_Aim_
Reproduce the listing word for word, leaving every picture behind.

_Data extract_
************
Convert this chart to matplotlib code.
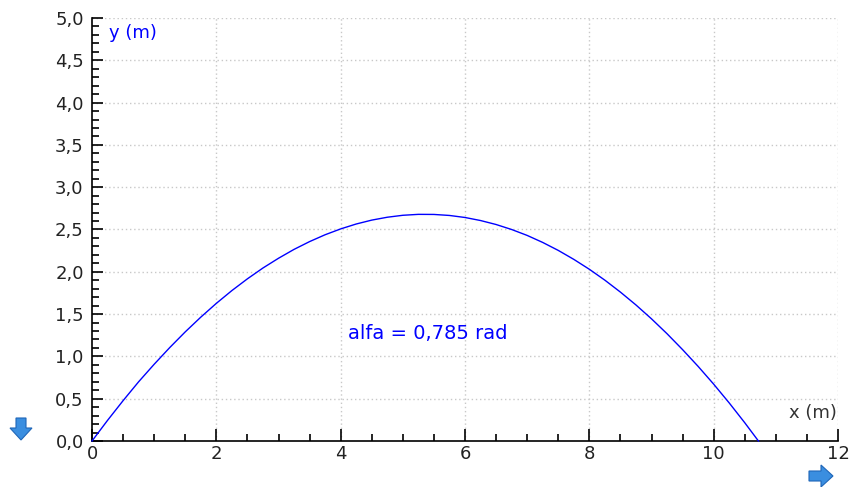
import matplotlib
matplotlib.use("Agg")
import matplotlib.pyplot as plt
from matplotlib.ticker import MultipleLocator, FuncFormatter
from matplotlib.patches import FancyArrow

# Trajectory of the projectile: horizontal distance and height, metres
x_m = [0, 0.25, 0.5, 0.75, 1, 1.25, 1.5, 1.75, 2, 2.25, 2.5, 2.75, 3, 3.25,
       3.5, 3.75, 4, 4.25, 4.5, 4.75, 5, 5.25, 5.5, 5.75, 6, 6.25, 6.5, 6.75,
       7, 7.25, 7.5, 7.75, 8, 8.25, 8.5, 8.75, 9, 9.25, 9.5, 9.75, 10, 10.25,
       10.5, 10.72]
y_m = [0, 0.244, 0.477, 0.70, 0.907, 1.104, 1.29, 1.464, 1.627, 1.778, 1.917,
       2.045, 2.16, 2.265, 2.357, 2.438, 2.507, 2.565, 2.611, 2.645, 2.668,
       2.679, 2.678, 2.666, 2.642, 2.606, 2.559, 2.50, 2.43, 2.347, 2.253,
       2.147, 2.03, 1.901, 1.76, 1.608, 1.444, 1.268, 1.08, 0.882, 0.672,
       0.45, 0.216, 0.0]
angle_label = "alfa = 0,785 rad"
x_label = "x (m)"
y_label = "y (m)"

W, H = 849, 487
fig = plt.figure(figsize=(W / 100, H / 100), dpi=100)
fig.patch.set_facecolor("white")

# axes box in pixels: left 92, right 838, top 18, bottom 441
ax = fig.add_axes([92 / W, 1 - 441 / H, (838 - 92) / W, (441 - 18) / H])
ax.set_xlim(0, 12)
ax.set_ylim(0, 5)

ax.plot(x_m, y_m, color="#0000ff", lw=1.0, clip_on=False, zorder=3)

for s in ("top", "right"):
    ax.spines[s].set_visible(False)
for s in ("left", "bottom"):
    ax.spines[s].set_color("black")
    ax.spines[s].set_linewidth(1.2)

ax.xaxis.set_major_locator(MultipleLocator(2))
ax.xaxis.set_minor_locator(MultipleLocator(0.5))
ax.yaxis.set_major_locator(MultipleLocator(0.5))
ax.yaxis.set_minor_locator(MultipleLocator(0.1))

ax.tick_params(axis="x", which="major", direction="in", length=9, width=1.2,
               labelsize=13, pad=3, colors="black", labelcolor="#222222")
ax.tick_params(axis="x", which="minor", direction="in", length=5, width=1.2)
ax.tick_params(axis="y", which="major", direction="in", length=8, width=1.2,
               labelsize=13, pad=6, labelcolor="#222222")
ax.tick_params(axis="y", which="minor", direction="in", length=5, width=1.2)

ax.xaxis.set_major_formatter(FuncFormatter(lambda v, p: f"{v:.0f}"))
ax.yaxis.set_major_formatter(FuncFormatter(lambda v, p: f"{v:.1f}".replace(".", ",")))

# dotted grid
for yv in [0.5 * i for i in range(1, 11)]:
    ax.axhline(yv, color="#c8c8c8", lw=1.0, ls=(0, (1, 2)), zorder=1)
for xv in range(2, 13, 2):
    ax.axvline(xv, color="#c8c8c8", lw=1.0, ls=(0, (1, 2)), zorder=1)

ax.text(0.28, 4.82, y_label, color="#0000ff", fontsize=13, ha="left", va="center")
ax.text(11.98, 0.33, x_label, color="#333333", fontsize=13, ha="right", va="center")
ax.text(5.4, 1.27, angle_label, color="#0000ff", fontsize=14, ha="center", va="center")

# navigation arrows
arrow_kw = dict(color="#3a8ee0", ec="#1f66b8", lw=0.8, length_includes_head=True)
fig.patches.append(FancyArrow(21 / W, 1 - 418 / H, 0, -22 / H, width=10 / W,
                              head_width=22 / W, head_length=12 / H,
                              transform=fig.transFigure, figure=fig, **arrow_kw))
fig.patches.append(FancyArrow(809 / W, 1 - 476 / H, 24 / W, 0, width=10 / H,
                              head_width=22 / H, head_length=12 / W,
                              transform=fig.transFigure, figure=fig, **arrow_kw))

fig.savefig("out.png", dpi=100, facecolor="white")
************
_Answer to this task_
Convert this chart to matplotlib code.
import matplotlib
matplotlib.use("Agg")
import matplotlib.pyplot as plt
from matplotlib.ticker import MultipleLocator, FuncFormatter
from matplotlib.patches import FancyArrow

# Trajectory of the projectile: horizontal distance and height, metres
x_m = [0, 0.25, 0.5, 0.75, 1, 1.25, 1.5, 1.75, 2, 2.25, 2.5, 2.75, 3, 3.25,
       3.5, 3.75, 4, 4.25, 4.5, 4.75, 5, 5.25, 5.5, 5.75, 6, 6.25, 6.5, 6.75,
       7, 7.25, 7.5, 7.75, 8, 8.25, 8.5, 8.75, 9, 9.25, 9.5, 9.75, 10, 10.25,
       10.5, 10.72]
y_m = [0, 0.244, 0.477, 0.70, 0.907, 1.104, 1.29, 1.464, 1.627, 1.778, 1.917,
       2.045, 2.16, 2.265, 2.357, 2.438, 2.507, 2.565, 2.611, 2.645, 2.668,
       2.679, 2.678, 2.666, 2.642, 2.606, 2.559, 2.50, 2.43, 2.347, 2.253,
       2.147, 2.03, 1.901, 1.76, 1.608, 1.444, 1.268, 1.08, 0.882, 0.672,
       0.45, 0.216, 0.0]
angle_label = "alfa = 0,785 rad"
x_label = "x (m)"
y_label = "y (m)"

W, H = 849, 487
fig = plt.figure(figsize=(W / 100, H / 100), dpi=100)
fig.patch.set_facecolor("white")

# axes box in pixels: left 92, right 838, top 18, bottom 441
ax = fig.add_axes([92 / W, 1 - 441 / H, (838 - 92) / W, (441 - 18) / H])
ax.set_xlim(0, 12)
ax.set_ylim(0, 5)

ax.plot(x_m, y_m, color="#0000ff", lw=1.0, clip_on=False, zorder=3)

for s in ("top", "right"):
    ax.spines[s].set_visible(False)
for s in ("left", "bottom"):
    ax.spines[s].set_color("black")
    ax.spines[s].set_linewidth(1.2)

ax.xaxis.set_major_locator(MultipleLocator(2))
ax.xaxis.set_minor_locator(MultipleLocator(0.5))
ax.yaxis.set_major_locator(MultipleLocator(0.5))
ax.yaxis.set_minor_locator(MultipleLocator(0.1))

ax.tick_params(axis="x", which="major", direction="in", length=9, width=1.2,
               labelsize=13, pad=3, colors="black", labelcolor="#222222")
ax.tick_params(axis="x", which="minor", direction="in", length=5, width=1.2)
ax.tick_params(axis="y", which="major", direction="in", length=8, width=1.2,
               labelsize=13, pad=6, labelcolor="#222222")
ax.tick_params(axis="y", which="minor", direction="in", length=5, width=1.2)

ax.xaxis.set_major_formatter(FuncFormatter(lambda v, p: f"{v:.0f}"))
ax.yaxis.set_major_formatter(FuncFormatter(lambda v, p: f"{v:.1f}".replace(".", ",")))

# dotted grid
for yv in [0.5 * i for i in range(1, 11)]:
    ax.axhline(yv, color="#c8c8c8", lw=1.0, ls=(0, (1, 2)), zorder=1)
for xv in range(2, 13, 2):
    ax.axvline(xv, color="#c8c8c8", lw=1.0, ls=(0, (1, 2)), zorder=1)

ax.text(0.28, 4.82, y_label, color="#0000ff", fontsize=13, ha="left", va="center")
ax.text(11.98, 0.33, x_label, color="#333333", fontsize=13, ha="right", va="center")
ax.text(5.4, 1.27, angle_label, color="#0000ff", fontsize=14, ha="center", va="center")

# navigation arrows
arrow_kw = dict(color="#3a8ee0", ec="#1f66b8", lw=0.8, length_includes_head=True)
fig.patches.append(FancyArrow(21 / W, 1 - 418 / H, 0, -22 / H, width=10 / W,
                              head_width=22 / W, head_length=12 / H,
                              transform=fig.transFigure, figure=fig, **arrow_kw))
fig.patches.append(FancyArrow(809 / W, 1 - 476 / H, 24 / W, 0, width=10 / H,
                              head_width=22 / H, head_length=12 / W,
                              transform=fig.transFigure, figure=fig, **arrow_kw))

fig.savefig("out.png", dpi=100, facecolor="white")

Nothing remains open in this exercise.